The presentations that I have attended so far haven’t really been bloggable…here’s my first attempt to cover a workshop. The session is covering the status of the EASSY project. I expect the South Africa / Kenya tensions over the cable to come up in the discussion.
Dr Henry Chasia, the head of NEPAD’s E-Africa Commission was the main speaker. The highlights of his presentation focused on the background of the project:
- The cable is being developed in the context of NEPAD. 23 countries are involved.
- There are 3 components to the project: the development of the cable and the development of a broadband network first in East Africa then in West Africa.

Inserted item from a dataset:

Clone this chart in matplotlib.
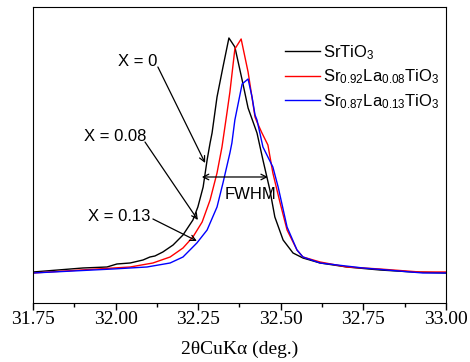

- Network should be viewed as a public good and operate on a cost-recovery basis.
- Principles of the EASSY protocol:
1. Should be based on African ownership and leadership.
2. Should be based on African expertise.
3. Should reflect the partnership between African people.
4. Should reflect principles of regional cooperation.
- Benefits:
1. High capacity network to move traffic across the region.
2. Significant reduction in communication costs.
- Challenge: Achieving consensus on the policy framework.
Ben Akoh and Eric Osiakwan spoke on the challenges of regulation from the perspective of SAT3 users.
- Problem with the cable is that it was built by people interested in maintaining a monopoly structure. Primary beneficiary has been telcos.
- High costs of communciation: Ghana charges $3000 per MG/per second (on SaT3). Cameroon $15,000 per MG (on SaT3); South Africa $11,000 (on SAT 3).
- There’s very little media coverage on SaT3/EASSY and the infrastructure challenges around communication in Africa.
Eassy charges expected to be btwn $1000-$1500.
- Without infrastructure improvement - any talk about E-governement, e-service, e-commerce, outsourcing etc. can’t go far.
- Routing local web traffic internationally is consting the continent about $400 million a year. Costs for routing mobile calls between african countries is even higher. For more stats on connectivity within Africa, click here.
- Reducing Sat3 costs: Mauritus Case Study - declare that the cable is an “essential facility.” (Telkom SA is fighting that).
- How should EASSY be different: Separate ownership issues vs. access issues. Anyone should be able to invest in EASSY not just govt.
- KDN’s plans to build a competing cable is great - more competition, better prices.
- For more background on the status of fibre projects in Africa, click here.
From the Q&A Session:
- Are Kenya’s concerns about EASSY legitimate?
Dr. Chassia: Kenya has been part of the process, through out they should have raised their issues during the process e.g. with regards to the protocol they should have submitted their comments on the draft (4 countries did that) so far they’ve sent in nothing.
- A comment - enough is not being done to translate the implication of EASSY to the average person.
My take: So far, I’m pessimitic about the odds of a succesful outcome via the NEPAD process. Too many conflicting interests (and room for lots of conferences to resolve them). I hope I’m wrong. In the meantime, I think Kenya should go it alone and resell to interested parties at a competitive price.